Leave out every picture, then transcribe the rest of the listing exactly.

═════ Data excerpt ═════

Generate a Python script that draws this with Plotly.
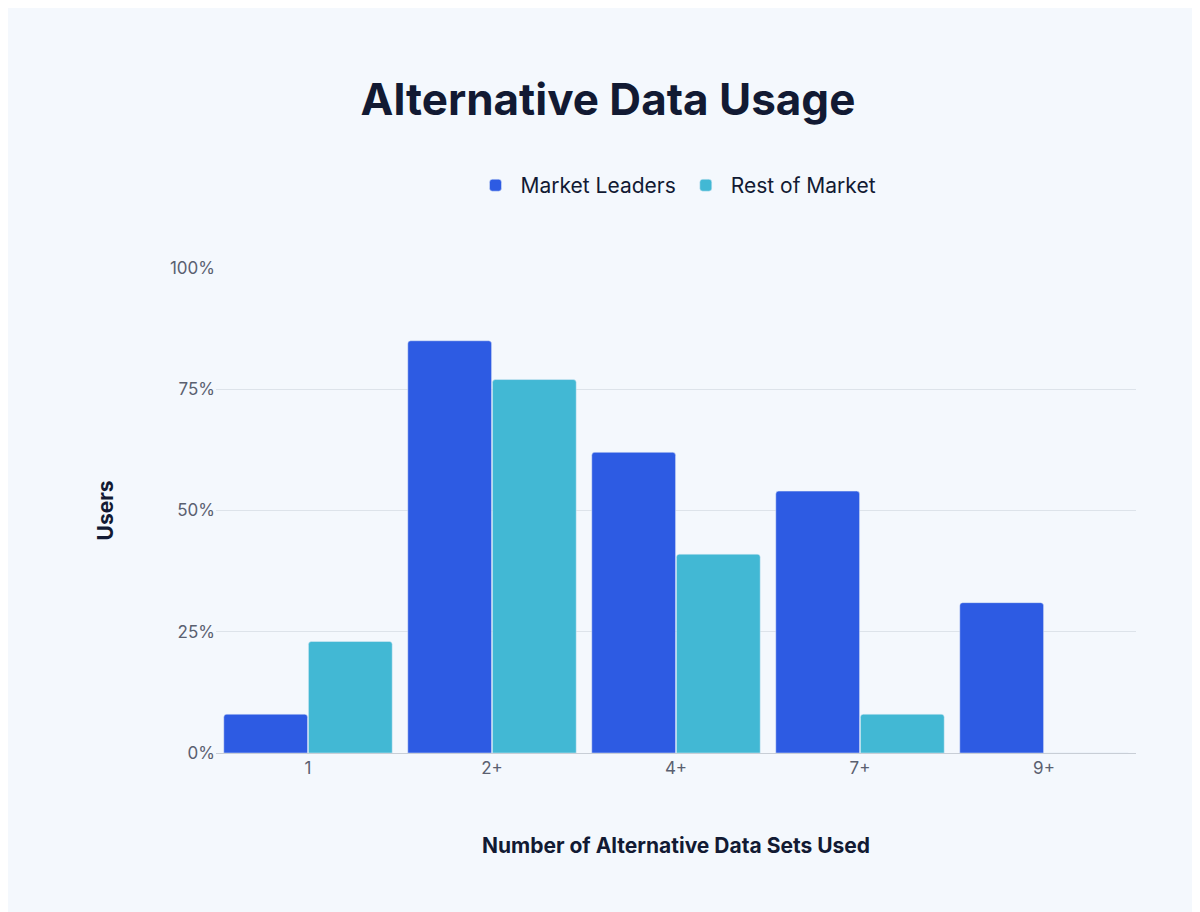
import plotly.graph_objects as go

categories = ["1", "2+", "4+", "7+", "9+"]
market_leaders = [8, 85, 62, 54, 31]
rest_of_market = [23, 77, 41, 8, 0]

fig = go.Figure()
fig.add_bar(x=categories, y=market_leaders, name="Market Leaders", marker_color="#2D5BE3")
fig.add_bar(x=categories, y=rest_of_market, name="Rest of Market", marker_color="#42B8D4")

fig.update_layout(
    width=1200, height=912,
    paper_bgcolor="#F4F8FD", plot_bgcolor="#F4F8FD",
    font=dict(family="Inter", color="#121A33"),
    margin=dict(l=208, r=72, t=260, b=167),
    barmode="group", bargap=0.08, bargroupgap=0.01, barcornerradius=3,
    title=dict(text="<b>Alternative Data Usage</b>", x=0.5, xanchor="center",
               y=0.9, yanchor="middle", font=dict(size=44, color="#121A33")),
    legend=dict(orientation="h", x=0.5, xanchor="center", y=1.17, yanchor="middle",
                font=dict(size=21, color="#121A33"), itemwidth=40, tracegroupgap=60),
    showlegend=True,
)
fig.update_yaxes(range=[0, 100], dtick=25, ticksuffix="%", gridcolor="#DDE3EA",
                 zeroline=False, tickfont=dict(size=17, color="#5A6070"),
                 title=dict(text="<b>Users</b>", font=dict(size=21, color="#121A33"), standoff=50))
fig.update_xaxes(showline=True, linecolor="#C8CED6", tickfont=dict(size=17, color="#5A6070"),
                 title=dict(text="<b>Number of Alternative Data Sets Used</b>",
                            font=dict(size=21, color="#121A33"), standoff=60))
fig.write_html("out.html")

═════

Full response =
Generate a Python script that draws this with Plotly.
import plotly.graph_objects as go

categories = ["1", "2+", "4+", "7+", "9+"]
market_leaders = [8, 85, 62, 54, 31]
rest_of_market = [23, 77, 41, 8, 0]

fig = go.Figure()
fig.add_bar(x=categories, y=market_leaders, name="Market Leaders", marker_color="#2D5BE3")
fig.add_bar(x=categories, y=rest_of_market, name="Rest of Market", marker_color="#42B8D4")

fig.update_layout(
    width=1200, height=912,
    paper_bgcolor="#F4F8FD", plot_bgcolor="#F4F8FD",
    font=dict(family="Inter", color="#121A33"),
    margin=dict(l=208, r=72, t=260, b=167),
    barmode="group", bargap=0.08, bargroupgap=0.01, barcornerradius=3,
    title=dict(text="<b>Alternative Data Usage</b>", x=0.5, xanchor="center",
               y=0.9, yanchor="middle", font=dict(size=44, color="#121A33")),
    legend=dict(orientation="h", x=0.5, xanchor="center", y=1.17, yanchor="middle",
                font=dict(size=21, color="#121A33"), itemwidth=40, tracegroupgap=60),
    showlegend=True,
)
fig.update_yaxes(range=[0, 100], dtick=25, ticksuffix="%", gridcolor="#DDE3EA",
                 zeroline=False, tickfont=dict(size=17, color="#5A6070"),
                 title=dict(text="<b>Users</b>", font=dict(size=21, color="#121A33"), standoff=50))
fig.update_xaxes(showline=True, linecolor="#C8CED6", tickfont=dict(size=17, color="#5A6070"),
                 title=dict(text="<b>Number of Alternative Data Sets Used</b>",
                            font=dict(size=21, color="#121A33"), standoff=60))
fig.write_html("out.html")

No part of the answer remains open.